While I doubt these closing chapters will shape the study of Augustan culture or Silius Italicus in the way that the earlier chapters might shape the study of Naevius, and the epilogue, to my mind, is slightly anticlimactic,[8] there is a lot that is really valuable here. Sharp insights on individual poems proliferate (the discussions of Prop. 4.6 [143-47], Verg. Aen. 4 [149-60], and Sil. Pun. 2 [171-77] are highlights for me), and Chapter 4 does a superb job of drawing a mass of disparate evidence and bibliography together into a compelling narrative. This chapter would probably work very well in an undergraduate course on Augustan culture or poetry. It is a shame, then, that some of its translations are a little careless: p. 126 leaves Hor. Epod. 9.12, a crucial line, untranslated; p. 134 offers Heyworth’s version of Prop. 2.31.3, tota erat in spatium Poenis digesta columnis, but then translates something else (“It’s all divided up spatially by Punic columns, a sight to see” seems to render both the archetype, in speciem [“a sight to see”], and Heinsius’ conjecture, in spatium [“spatially”], which Heyworth prints instead of the archetype); and then p. 134 again makes a tiny but confusing mistake in Prop. 2.31.11: the chariot of Sol was not “in the temple” of Palatine Apollo – it was “on top of it” (in quo).[9]
Unsurprisingly, there are some details in this ambitious book with which I would quarrel: I doubt, for instance, that it is anachronistic to attach “epic” to the Odusia and Bellum Punicum, as Biggs seems to believe (Andronicus evidently had Homer, so he, at least, among third-century Romans had some conception of “epic”); and, pace p. 2, I am suspicious of the claim that the First Punic War was the primary cause of epic’s invention (a literary genre seems far too complex a phenomenon to have such a clear and tidy aetion). I wish, too, that Biggs’ prose were sometimes more precise and less reliant on buzzwords: “the second Roman author to tackle poetic representation through an epic lens” (5), for instance, strikes me as an awkward periphrasis for “the second Roman epic poet.” But none of this seriously distracts from or undermines Biggs’ many achievements. Poetics of the First Punic War displays an impressive mastery of four hundred years of Roman poetry and culture. It makes valuable contributions to the study of virtually every topic it touches, and it stands to change the way we think about one of Rome’s earliest and most interesting poets. Go forth, readers, and read it.[10]
Notes
[1] “The wives of both, / at night, were leaving Troy, their heads covered, / the both of them weeping, departing, with many tears.”

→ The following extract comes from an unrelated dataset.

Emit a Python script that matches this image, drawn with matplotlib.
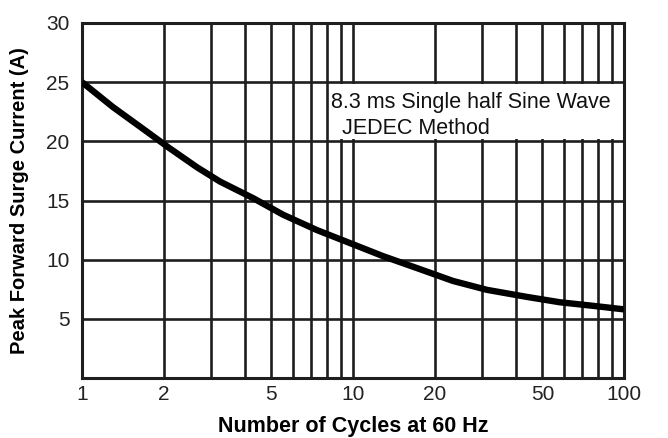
import matplotlib
matplotlib.use("Agg")
import matplotlib.pyplot as plt
from matplotlib.patches import Rectangle

# Data
cycles = [1.00, 1.30, 1.74, 2.08, 2.66, 3.23, 4.28, 5.52, 7.36, 9.75,
          12.9, 17.4, 23.4, 31.2, 43.9, 58.0, 76.8, 100.0]
surge_current = [25.0, 22.9, 20.8, 19.5, 17.8, 16.6, 15.2, 13.8, 12.5, 11.4,
                 10.3, 9.25, 8.2, 7.45, 6.85, 6.4, 6.1, 5.8]

x_tick_values = [1, 2, 5, 10, 20, 50, 100]
x_tick_labels = ["1", "2", "5", "10", "20", "50", "100"]
x_grid_values = [1, 2, 3, 4, 5, 6, 7, 8, 9, 10, 20, 30, 40, 50, 60, 70, 80, 90, 100]
y_tick_values = [5, 10, 15, 20, 25, 30]
y_tick_labels = ["5", "10", "15", "20", "25", "30"]

annotation_lines = ["8.3 ms Single half Sine Wave", "JEDEC Method"]

plt.rcParams['font.family'] = ['Liberation Sans', 'DejaVu Sans']

fig = plt.figure(figsize=(6.68, 4.38), dpi=100)
ax = fig.add_axes([82/668, 1-378/438, (624-82)/668, (378-23)/438])

line_color = '#1e1e1e'
grid_lw = 1.9

ax.set_xscale('log')
ax.set_xlim(1, 100)
ax.set_ylim(0, 30)

# grid lines
for xv in x_grid_values:
    ax.axvline(xv, color=line_color, lw=grid_lw, zorder=1)
for yv in y_tick_values:
    ax.axhline(yv, color=line_color, lw=grid_lw, zorder=1)

ax.set_xticks(x_tick_values)
ax.set_xticklabels(x_tick_labels)
ax.set_xticks([], minor=True)
ax.set_yticks(y_tick_values)
ax.set_yticklabels(y_tick_labels)
ax.tick_params(axis='both', which='both', length=0, labelsize=15, colors='#222222')
ax.tick_params(axis='x', pad=5)
ax.tick_params(axis='y', pad=9)

for sp in ax.spines.values():
    sp.set_color(line_color)
    sp.set_linewidth(2.2)
    sp.set_zorder(3)

# white box behind annotation
ax.add_patch(Rectangle((0.463, 0.672), 0.537, 0.156, transform=ax.transAxes,
                       facecolor='white', edgecolor='none', zorder=2))

ax.plot(cycles, surge_current, color='black', lw=4.6, zorder=4,
        solid_capstyle='butt', solid_joinstyle='round')

ax.text(0.460, 0.775, annotation_lines[0], transform=ax.transAxes,
        fontsize=15.5, va='center', ha='left', color='#111111', zorder=5)
ax.text(0.480, 0.703, annotation_lines[1], transform=ax.transAxes,
        fontsize=15.5, va='center', ha='left', color='#111111', zorder=5)

ax.set_xlabel("Number of Cycles at 60 Hz", fontsize=15.5, fontweight='bold',
              labelpad=9)
ax.set_ylabel("Peak Forward Surge Current (A)", fontsize=14.5, fontweight='bold',
              labelpad=12)

fig.savefig("out.png", dpi=100)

[2] The book thus nicely complements Feeney’s Beyond Greek (2016, Cambridge, MA), which likewise emphasizes the literary historical importance of the First Punic War but stays put in the Middle Republic. Biggs makes his debt to Feeney very clear.
[3] Especially M. Leigh, 2010, “Early Roman Epic and the Maritime Moment,” CP 105.3: 265–80.
[4] Valuable, but less sustained, literary critical engagement with Naevius appears in E. Sciarrino, 2011, Cato the Censor and the Beginnings of Latin Prose, Columbus, OH and J. Elliott, 2013, Ennius and the Architecture of the Annales, Cambridge: 269-72. Commentaries on the Bellum Punicum have appeared in recent years, too: E. Flores, 2014, Commentario a Cn. Naeui Bellum Poenicum, Naples; A. Viredaz, 2020, Fragmenta Saturnia heroica, Basel.
[5] Biggs in particular draws on Casanova’s influential monograph, La République mondiale des Lettres (1999, Paris; translated by M. B. DeBevoise as The World Republic of Letters [2004, Cambridge, MA]). This book argues for the reality of an international and relatively autonomous “world of letters”; in the 19th and 20th centuries, as Casanova sees it, Paris functioned as the “literary capital” of this world – the place endowed with the most literary prestige and “credit.” Biggs’ believes that, with Naevius’ help, Rome became such a capital in the third century BCE.
[6] And classical scholarship that has already engaged with the methods of memory studies, e.g., L. D. Ginsberg, 2017, “Staging Memory, Staging Strife: Empire and Civil War in the Octavia,” Oxford.
[7] The main subjects are the Naulochus column; Hor., Epod. 1 and 9, Carm. 2.12 and 3.6; Prop. 2.1, 2.31, 3.11, and 4.6; and Verg, Aen. 1, 4, and 8.
[8] If I am being honest, the concluding claim that the “legacy [of the Punic Wars] lives on” (210) falls a bit flat when the evidence adduced in its favour is a largely forgotten monument celebrating a minor nineteenth-century war.
[9] Mistakes in modern languages are infrequent: “of” is missing at p. 14 (“Chapter 3 continues to unpack some of…”); “indebted” is probably not the right word at p. 118, n. 1; “third elegy” should be “thirty first elegy” at the top of p. 134; a line break interrupts “[r]affigurazioni” at p. 144, n. 70; and there is an error in spacing in the block quote on p. 176.
[10] It is worth mentioning, too, that this book is exceptionally well designed and manufactured: the binding is sturdy; the cover is beautiful; and the pages have a nice weight and texture. Kudos to University of Michigan Press.